══ DATA ══

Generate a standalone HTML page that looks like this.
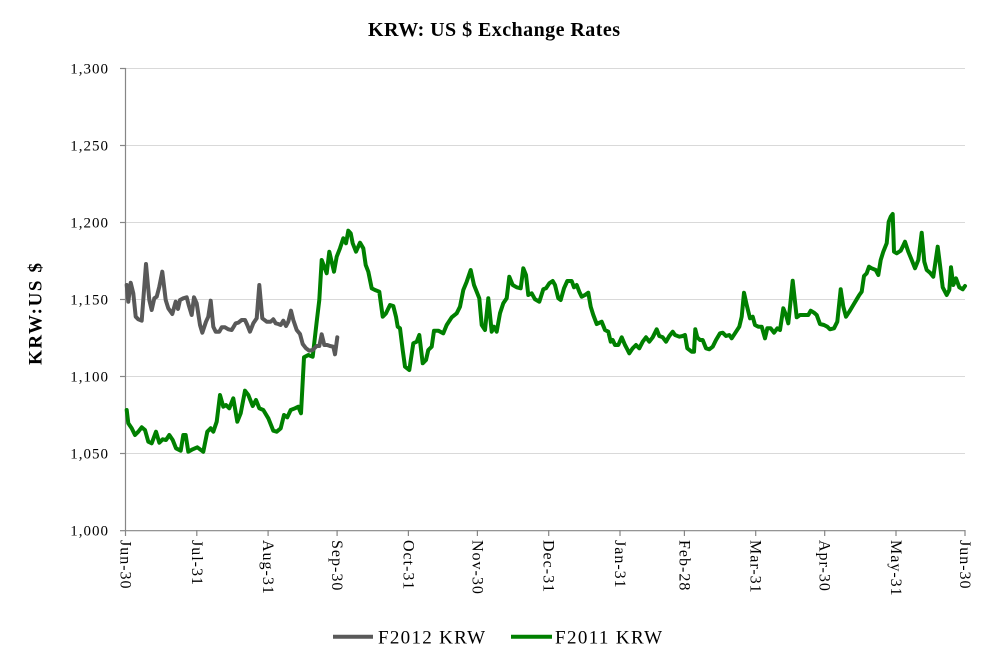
<!DOCTYPE html>
<html>
<head>
<meta charset="utf-8">
<style>
  html, body { margin:0; padding:0; background:#ffffff; }
  body { width:990px; height:670px; overflow:hidden; }
  svg { display:block; }
  text { font-family: "Liberation Serif", "DejaVu Serif", serif; fill:#000; }
</style>
</head>
<body>
<svg width="990" height="670" viewBox="0 0 990 670" xmlns="http://www.w3.org/2000/svg">
  <rect x="0" y="0" width="990" height="670" fill="#ffffff"/>

  <!-- Title -->
  <text x="494" y="36" font-size="20" font-weight="bold" text-anchor="middle" textLength="252" lengthAdjust="spacing">KRW: US $ Exchange Rates</text>

  <!-- Gridlines -->
  <g stroke="#d9d9d9" stroke-width="1">
    <line x1="126" y1="68.5" x2="965" y2="68.5"/>
    <line x1="126" y1="145.5" x2="965" y2="145.5"/>
    <line x1="126" y1="222.5" x2="965" y2="222.5"/>
    <line x1="126" y1="299.5" x2="965" y2="299.5"/>
    <line x1="126" y1="376.5" x2="965" y2="376.5"/>
    <line x1="126" y1="453.5" x2="965" y2="453.5"/>
  </g>

  <!-- Axes -->
  <g stroke="#868686" stroke-width="1.2">
    <line x1="125.5" y1="68" x2="125.5" y2="531"/>
    <line x1="125" y1="530.7" x2="965.5" y2="530.7"/>
    <!-- y ticks -->
    <line x1="120" y1="68.5" x2="126" y2="68.5"/>
    <line x1="120" y1="145.5" x2="126" y2="145.5"/>
    <line x1="120" y1="222.5" x2="126" y2="222.5"/>
    <line x1="120" y1="299.5" x2="126" y2="299.5"/>
    <line x1="120" y1="376.5" x2="126" y2="376.5"/>
    <line x1="120" y1="453.5" x2="126" y2="453.5"/>
    <line x1="120" y1="530.7" x2="126" y2="530.7"/>
    <!-- x ticks -->
    <line x1="125.5" y1="530" x2="125.5" y2="536"/>
    <line x1="196.8" y1="530" x2="196.8" y2="536"/>
    <line x1="268.1" y1="530" x2="268.1" y2="536"/>
    <line x1="337.1" y1="530" x2="337.1" y2="536"/>
    <line x1="408.4" y1="530" x2="408.4" y2="536"/>
    <line x1="477.4" y1="530" x2="477.4" y2="536"/>
    <line x1="548.7" y1="530" x2="548.7" y2="536"/>
    <line x1="620" y1="530" x2="620" y2="536"/>
    <line x1="684.4" y1="530" x2="684.4" y2="536"/>
    <line x1="755.7" y1="530" x2="755.7" y2="536"/>
    <line x1="824.7" y1="530" x2="824.7" y2="536"/>
    <line x1="896" y1="530" x2="896" y2="536"/>
    <line x1="965" y1="530" x2="965" y2="536"/>
  </g>

  <!-- Y tick labels -->
  <g font-size="15" text-anchor="end" letter-spacing="1">
    <text x="109" y="73.5">1,300</text>
    <text x="109" y="150.5">1,250</text>
    <text x="109" y="227.5">1,200</text>
    <text x="109" y="304.5">1,150</text>
    <text x="109" y="381.5">1,100</text>
    <text x="109" y="458.5">1,050</text>
    <text x="109" y="535.7">1,000</text>
  </g>

  <!-- Y axis title -->
  <text x="41.5" y="314" font-size="19" font-weight="bold" text-anchor="middle" transform="rotate(-90 41.5 314)" textLength="102" lengthAdjust="spacing">KRW:US $</text>

  <!-- X tick labels (rotated) -->
  <g font-size="16" letter-spacing="1">
    <text x="120.5" y="540" transform="rotate(90 120.5 540)">Jun-30</text>
    <text x="191.8" y="540" transform="rotate(90 191.8 540)">Jul-31</text>
    <text x="263.1" y="540" transform="rotate(90 263.1 540)">Aug-31</text>
    <text x="332.1" y="540" transform="rotate(90 332.1 540)">Sep-30</text>
    <text x="403.4" y="540" transform="rotate(90 403.4 540)">Oct-31</text>
    <text x="472.4" y="540" transform="rotate(90 472.4 540)">Nov-30</text>
    <text x="543.7" y="540" transform="rotate(90 543.7 540)">Dec-31</text>
    <text x="615" y="540" transform="rotate(90 615 540)">Jan-31</text>
    <text x="679.4" y="540" transform="rotate(90 679.4 540)">Feb-28</text>
    <text x="750.7" y="540" transform="rotate(90 750.7 540)">Mar-31</text>
    <text x="819.7" y="540" transform="rotate(90 819.7 540)">Apr-30</text>
    <text x="891" y="540" transform="rotate(90 891 540)">May-31</text>
    <text x="960" y="540" transform="rotate(90 960 540)">Jun-30</text>
  </g>

  <!-- F2011 KRW (green) -->
  <polyline fill="none" stroke="#008000" stroke-width="4" stroke-linejoin="round" stroke-linecap="round"
    points="126.7,410 128.3,423.3 131.7,428.3 135,435 138.3,431.7 141.7,427.3 145,430 148.3,441.7 151.7,443.3 156,431.7 159.3,442.7 162.7,439.3 166,440 169.3,435 172.7,440 176,448.3 180.7,450.7 183.3,435 185.7,435 188.3,451.7 192.7,449.3 197.3,447.3 200,449.3 203.3,451.7 207.3,431.7 210.7,428.3 213.3,431.7 216.7,421.7 220,395 223.3,406.7 226,405 229.3,408.3 233.3,398.3 237.3,421.7 240.7,413.3 245,390.7 248.3,395 252.7,406 256,400 259.3,408.3 263.3,410 268.3,418.3 273.3,430.7 276.7,431.7 280.7,428.3 284,415 287.3,417.3 290.7,410 295,408.3 298.3,406.7 301,413.3 304,357.3 308.3,355 312.7,356.7 316.7,321.7 319.3,300 321.7,260 326.7,273.3 329.3,251.7 334,271.7 336.7,256.7 340,248.3 343.3,238.3 346,243.3 348.3,230.7 350.7,233.3 352.7,243.3 356,251.7 360,242.7 363.3,248.3 365.7,265 368.3,271.7 371.7,288.3 375,290 379.3,291.7 382.7,316.7 386,313.3 390,305 393.3,306 396,316.7 397.7,326.7 400,328.3 402.7,350 405,366.7 409.3,370 413.3,343.3 416.7,341.7 419.3,335 422.7,363.3 426,360 428.3,350 431.7,346.7 434,330.7 438.3,330.7 443.3,333.3 446.7,325 451.7,317.3 456.7,313.3 460,306.7 463.3,290 466.7,281.7 470.7,270 474,285 476.7,291.7 479.3,298.3 481.7,325 485,330 488.3,298.3 491.7,331.7 494,326.7 496.7,331.7 500,313.3 503.3,303.3 506.7,298.3 509.3,276.7 512.7,285 516.7,287.3 520.7,288.3 523.3,268.3 526,275 528.3,295 531.7,293.3 535,299.3 539.3,301.7 543.3,289.3 546,288.3 549.3,283.3 552.7,281 555,285 558.3,298.3 560.7,300 564,288.3 567.3,281 571.7,281 574,287.3 576.7,285 579.3,291.7 581.7,296.7 585,295 588.3,292.7 590.7,306.7 593.3,315 596.7,324 601.7,321.7 605,330 608.3,331.7 610.7,341.7 612.7,340 615,345 618.3,345 621.7,337.3 625,345 627.3,349.3 629.3,353.3 632.7,348.3 636,345 639.3,348.3 642.7,341.7 646,337.3 649.3,341.7 652.7,337.3 656.7,329.3 659.3,336 662.7,337.3 666,341.7 669.3,336 672.7,331.7 675,335 679.3,336.7 682.7,336 685,335 687.3,348.3 691.7,351.7 694,351.7 695.3,329.3 697.3,337.3 700,340 702.7,340 706,348.3 709.3,349.3 712.7,346.7 716,340 720,333.3 722.7,332.7 726,336 729.3,335 731.7,338.3 735,333.3 739.3,326.7 741.7,316.7 744,292.7 746.7,305 750,318.3 752.7,316.7 755,325 758.3,326.7 761.7,326.7 765,338.3 767.3,328.3 770.7,328.3 774,332.7 777.3,328.3 780,330 783.3,308.3 786,315 788.3,323.3 792.7,280.7 796.7,317.3 800,315 805,315 808.3,315 810.7,310.7 814,312.7 816.7,315 820,324 824,325 827.3,326.7 830,329.3 834,328.3 837.3,321.7 840.7,289.3 843.3,306.7 846,316.7 849.3,311.7 853.3,305 856.7,299.3 859.3,295 861.7,291.7 864,276 866.7,273.3 869,266.7 871.7,268.3 875.7,270 878.3,275 880.7,260 883.3,251.7 886.7,243.3 888.7,221.7 890.7,216.7 892.7,214 894,251.7 896.7,253.3 900.7,250.7 902.7,246.7 905,241.7 908.3,251.7 911.7,260 915,268.3 918.3,260 921.7,232.7 924.3,261.7 926.7,270 930,272.7 933.3,276.7 937.7,246.7 940,265 942.7,287.3 946.7,295 949.3,290 951,267.3 953.3,285 956,278.3 959.3,287.3 962.7,289.3 965,286"/>

  <!-- F2012 KRW (gray) -->
  <polyline fill="none" stroke="#595959" stroke-width="4" stroke-linejoin="round" stroke-linecap="round"
    points="126.7,285 128.3,301.7 130.7,282.7 133.3,293.3 135.7,316.7 138.3,319.3 141.7,320.7 146,264 149.3,300 151.7,310 154.3,298.3 156.7,296.7 159.3,286.7 162.3,271.7 165.7,300 168.3,308.3 172.3,314 175.7,301.7 178,309 180,300 183.3,298.3 186.7,297.3 188.7,305 191.7,315 194,297.3 196.7,303.3 200,325 202.3,332.7 206,321.7 208.3,316.7 210.7,300.7 213.3,326.7 215.7,331.7 219.3,331.7 221.7,327.3 225,327.3 228.3,329.3 231.7,330 235.7,323.3 238.3,322.7 241.7,320 245,320 247.3,325 250,331.7 253.3,323.3 256.7,318.3 259.3,285 262.3,318.3 266.7,321.7 270.7,321.7 273.3,319.3 275.7,323.3 278.3,324 280.7,325 283.3,320.7 286,326 288.3,321.7 291,310.7 293.3,320 296.7,330 300,334 302.7,344 306,348.3 309.3,350.7 312.7,350 316.7,346 319.3,346 321.7,334.3 324.3,345 327.3,345 330,346 333.3,346.7 335,354.3 337.3,337.3"/>

  <!-- Legend -->
  <line x1="333" y1="636.7" x2="373" y2="636.7" stroke="#595959" stroke-width="4"/>
  <text x="378" y="643.5" font-size="19" textLength="107" lengthAdjust="spacing">F2012 KRW</text>
  <line x1="511" y1="636.7" x2="552" y2="636.7" stroke="#008000" stroke-width="4"/>
  <text x="555" y="643.5" font-size="19" textLength="107" lengthAdjust="spacing">F2011 KRW</text>
</svg>
</body>
</html>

═══

## TASK BRIEF
Without the pictures, please reproduce each line of the listing above exactly, from the first one through the line bearing "US $ Exchange Rates</text>".

## SOLVED PROBLEM
Generate a standalone HTML page that looks like this.
<!DOCTYPE html>
<html>
<head>
<meta charset="utf-8">
<style>
  html, body { margin:0; padding:0; background:#ffffff; }
  body { width:990px; height:670px; overflow:hidden; }
  svg { display:block; }
  text { font-family: "Liberation Serif", "DejaVu Serif", serif; fill:#000; }
</style>
</head>
<body>
<svg width="990" height="670" viewBox="0 0 990 670" xmlns="http://www.w3.org/2000/svg">
  <rect x="0" y="0" width="990" height="670" fill="#ffffff"/>

  <!-- Title -->
  <text x="494" y="36" font-size="20" font-weight="bold" text-anchor="middle" textLength="252" lengthAdjust="spacing">KRW: US $ Exchange Rates</text>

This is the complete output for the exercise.